Unlocking the full potential of wave-matter nonlinear coupling in the epsilon-near-zero regime

TL;DR

This paper demonstrates that epsilon-near-zero metamaterials enable significant nonlinear wave-matter interactions in thin structures, allowing dramatic pulse transformations without field enhancement, opening new avenues for compact nonlinear optical devices.

Contribution

Theoretical proof that standard nonlinearity can be exploited in epsilon-near-zero materials to achieve strong nonlinear effects in ultra-thin slabs without field enhancement.

Findings

Thin epsilon-near-zero slabs induce dramatic nonlinear pulse transformations.

Non-resonant nonlinear coupling occurs without field enhancement.

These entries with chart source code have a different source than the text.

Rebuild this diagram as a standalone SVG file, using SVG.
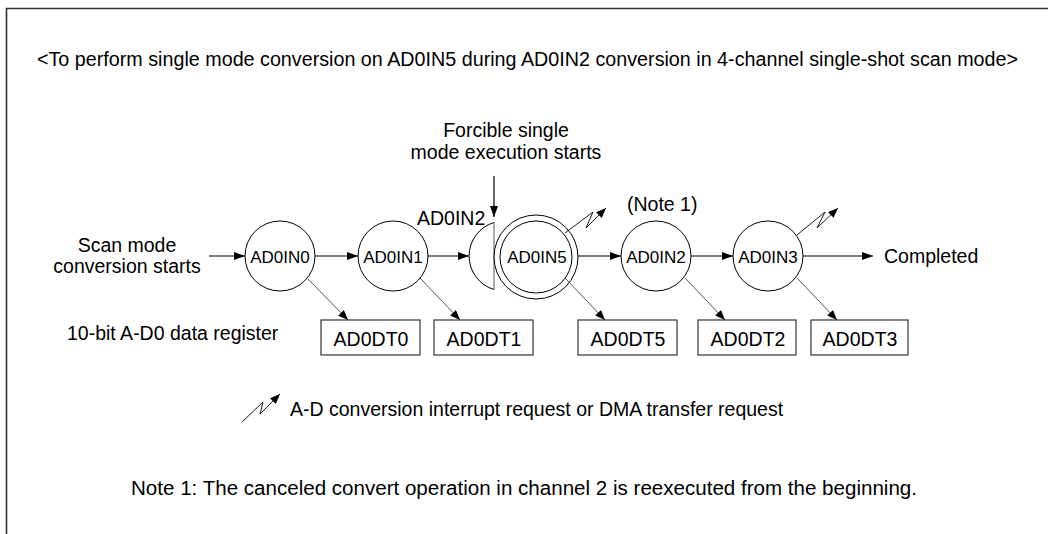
<svg xmlns="http://www.w3.org/2000/svg" width="1048" height="534" viewBox="0 0 1048 534">
<defs>
<marker id="ah" markerWidth="11" markerHeight="8" refX="11" refY="4" orient="auto" markerUnits="userSpaceOnUse"><path d="M0,0 L11,4 L0,8 z" fill="#000"/></marker>
<marker id="ahs" markerWidth="10" markerHeight="8" refX="10" refY="4" orient="auto" markerUnits="userSpaceOnUse"><path d="M0,0 L10,4 L0,8 z" fill="#000"/></marker>
</defs>
<style>
text{font-family:"Liberation Sans",Arial,sans-serif;fill:#000}
.t{font-size:19.5px}
.n{font-size:17px;text-anchor:middle}
.m{text-anchor:middle}
.c{fill:#fff;stroke:#000;stroke-width:1}
.b{fill:#fff;stroke:#333;stroke-width:1.2}
.l{stroke:#000;stroke-width:1.2;fill:none}
.d{stroke:#444;stroke-width:0.9;fill:none}
.z{stroke:#000;stroke-width:0.9;fill:none}
.f{stroke:#333;stroke-width:1.6;fill:none}
</style>
<g id="frame">
<path class="f" d="M6.5,534 L6.5,8.5 L1048,8.5"/>
</g>
<text id="title" class="t" x="37" y="66" textLength="981" lengthAdjust="spacingAndGlyphs">&lt;To perform single mode conversion on AD0IN5 during AD0IN2 conversion in 4-channel single-shot scan mode&gt;</text>
<g id="start-label">
<text class="t m" x="127" y="252">Scan mode</text>
<text class="t m" x="127" y="273">conversion starts</text>
</g>
<text id="reg-label" class="t" x="67" y="340">10-bit A-D0 data register</text>
<g id="forcible-label">
<text class="t m" x="506" y="137">Forcible single</text>
<text class="t m" x="506" y="159">mode execution starts</text>
</g>
<g id="n-ad0in0"><circle class="c" cx="280" cy="256" r="35"/><text class="n" x="280" y="263">AD0IN0</text></g>
<g id="n-ad0in1"><circle class="c" cx="393" cy="256" r="35"/><text class="n" x="393" y="263">AD0IN1</text></g>
<g id="n-ad0in2-cut"><path class="c" d="M494,222.5 A35,35 0 0 0 494,289.5"/><line x1="494" y1="222.5" x2="494" y2="289.5" stroke="#555" stroke-width="1"/><text class="t" x="417" y="225">AD0IN2</text></g>
<g id="n-ad0in5"><circle class="c" cx="536" cy="257" r="42"/><circle class="c" cx="536" cy="257" r="36"/><text class="n" x="537" y="263">AD0IN5</text></g>
<g id="n-ad0in2"><circle class="c" cx="656" cy="256" r="35"/><text class="n" x="656" y="263">AD0IN2</text><text class="t" x="627" y="211">(Note 1)</text></g>
<g id="n-ad0in3"><circle class="c" cx="768" cy="256" r="35"/><text class="n" x="768" y="263">AD0IN3</text></g>
<text id="completed" class="t" x="884" y="263">Completed</text>
<g id="r-ad0dt0"><rect class="b" x="321" y="320" width="99" height="35"/><text class="t m" x="371" y="346">AD0DT0</text></g>
<g id="r-ad0dt1"><rect class="b" x="434" y="320" width="99" height="35"/><text class="t m" x="484" y="346">AD0DT1</text></g>
<g id="r-ad0dt5"><rect class="b" x="578" y="320" width="99" height="35"/><text class="t m" x="628" y="346">AD0DT5</text></g>
<g id="r-ad0dt2"><rect class="b" x="698" y="320" width="98" height="35"/><text class="t m" x="748" y="346">AD0DT2</text></g>
<g id="r-ad0dt3"><rect class="b" x="811" y="320" width="97" height="35"/><text class="t m" x="860" y="346">AD0DT3</text></g>
<g id="connectors">
<line class="l" x1="209" y1="256" x2="245" y2="256" marker-end="url(#ah)"/>
<line class="l" x1="315" y1="256" x2="358" y2="256" marker-end="url(#ah)"/>
<line class="l" x1="428" y1="256" x2="469" y2="256" marker-end="url(#ah)"/>
<line class="l" x1="578" y1="256" x2="621" y2="256" marker-end="url(#ah)"/>
<line class="l" x1="691" y1="256" x2="733" y2="256" marker-end="url(#ah)"/>
<line class="l" x1="803" y1="256" x2="873" y2="256" marker-end="url(#ah)"/>
<line class="l" x1="494" y1="176" x2="494" y2="217" marker-end="url(#ah)"/>
<line class="d" x1="308" y1="279" x2="348" y2="320" marker-end="url(#ahs)"/>
<line class="d" x1="420" y1="278" x2="460" y2="320" marker-end="url(#ahs)"/>
<line class="d" x1="565" y1="278" x2="605" y2="320" marker-end="url(#ahs)"/>
<line class="d" x1="685" y1="278" x2="725" y2="320" marker-end="url(#ahs)"/>
<line class="d" x1="797" y1="278" x2="837" y2="320" marker-end="url(#ahs)"/>
<polyline class="z" points="565,233 593,212 586,228 606,208" marker-end="url(#ahs)"/>
<polyline class="z" points="797,235 825,212 817,228 838,208" marker-end="url(#ahs)"/>
</g>
<g id="legend">
<polyline class="z" points="242,422 263,402 260,414 280,394" marker-end="url(#ahs)"/>
<text class="t" x="290" y="416">A-D conversion interrupt request or DMA transfer request</text>
</g>
<text id="note" class="t" x="131" y="495" textLength="786" lengthAdjust="spacingAndGlyphs">Note 1: The canceled convert operation in channel 2 is reexecuted from the beginning.</text>
</svg>
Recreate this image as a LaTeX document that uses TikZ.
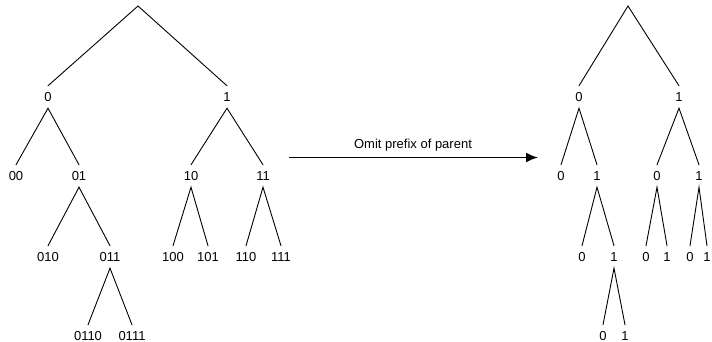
\documentclass[tikz,border=0pt]{standalone}
\usepackage{fontspec}
\setmainfont{Liberation Sans}
\usetikzlibrary{arrows.meta}
\begin{document}
\begin{tikzpicture}[x=1pt,y=-1pt,
  lbl/.style={inner sep=0pt, minimum height=22pt, font=\fontsize{13}{15}\selectfont},
  edge/.style={line width=0.9pt, line cap=round},
  bigarrow/.style={line width=1.8pt, -{Latex[length=12pt,width=10pt]}},
  ]
\useasboundingbox (0,0) rectangle (712,342);
% ---------- left tree ----------
\coordinate (Lr) at (138,6);
\node[lbl] (L0) at (48,97) {0};
\node[lbl] (L1) at (227,97) {1};
\node[lbl] (L00) at (16,176) {00};
\node[lbl] (L01) at (79,176) {01};
\node[lbl] (L10) at (191,176) {10};
\node[lbl] (L11) at (263,176) {11};
\node[lbl] (L010) at (48,257) {010};
\node[lbl] (L011) at (110,257) {011};
\node[lbl] (L100) at (173,257) {100};
\node[lbl] (L101) at (208,257) {101};
\node[lbl] (L110) at (246,257) {110};
\node[lbl] (L111) at (281,257) {111};
\node[lbl] (L0110) at (88,336) {0110};
\node[lbl] (L0111) at (132,336) {0111};
\draw[edge] (L0.north) -- (Lr) -- (L1.north);
\draw[edge] (L00.north) -- (L0.south) -- (L01.north);
\draw[edge] (L10.north) -- (L1.south) -- (L11.north);
\draw[edge] (L010.north) -- (L01.south) -- (L011.north);
\draw[edge] (L100.north) -- (L10.south) -- (L101.north);
\draw[edge] (L110.north) -- (L11.south) -- (L111.north);
\draw[edge] (L0110.north) -- (L011.south) -- (L0111.north);
% ---------- arrow ----------
\coordinate (as) at (289,157.5);
\coordinate (ae) at (538,157.5);
\draw[bigarrow] (as) -- (ae);
\node[lbl] (cap) at (413,145) {Omit prefix of parent};
% ---------- right tree ----------
\coordinate (Rr) at (628,6);
\node[lbl] (R0) at (579,97) {0};
\node[lbl] (R1) at (679,97) {1};
\node[lbl] (R00) at (561,176) {0};
\node[lbl] (R01) at (597,176) {1};
\node[lbl] (R10) at (657,176) {0};
\node[lbl] (R11) at (699,176) {1};
\node[lbl] (R010) at (582,257) {0};
\node[lbl] (R011) at (614,257) {1};
\node[lbl] (R100) at (646,257) {0};
\node[lbl] (R101) at (667,257) {1};
\node[lbl] (R110) at (690,257) {0};
\node[lbl] (R111) at (707,257) {1};
\node[lbl] (R0110) at (603,336) {0};
\node[lbl] (R0111) at (625,336) {1};
\draw[edge] (R0.north) -- (Rr) -- (R1.north);
\draw[edge] (R00.north) -- (R0.south) -- (R01.north);
\draw[edge] (R10.north) -- (R1.south) -- (R11.north);
\draw[edge] (R010.north) -- (R01.south) -- (R011.north);
\draw[edge] (R100.north) -- (R10.south) -- (R101.north);
\draw[edge] (R110.north) -- (R11.south) -- (R111.north);
\draw[edge] (R0110.north) -- (R011.south) -- (R0111.north);
\end{tikzpicture}
\end{document}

Potential for ultra-compact nonlinear optical devices.

Abstract

In recent years, unconventional metamaterial properties have triggered a revolution of electromagnetic research which has unveiled novel scenarios of wave-matter interaction. A very small dielectric permittivity is a leading example of such unusual features, since it produces an exotic static-like regime where the electromagnetic field is spatially slowly-varying over a physically large region. The so-called epsilon-near-zero metamaterials thus offer an ideal platform where to manipulate the inner details of the "stretched" field. Here we theoretically prove that a standard nonlinearity is able to operate such a manipulation to the point that even a thin slab produces a dramatic nonlinear pulse transformation, if the dielectric permittivity is very small within the field bandwidth. The predicted non-resonant releasing of full nonlinear coupling produced by the epsilon-near-zero condition does not resort to any field enhancement mechanisms and opens novel routes to exploiting matter nonlinearity for steering the radiation by means of ultra-compact structures.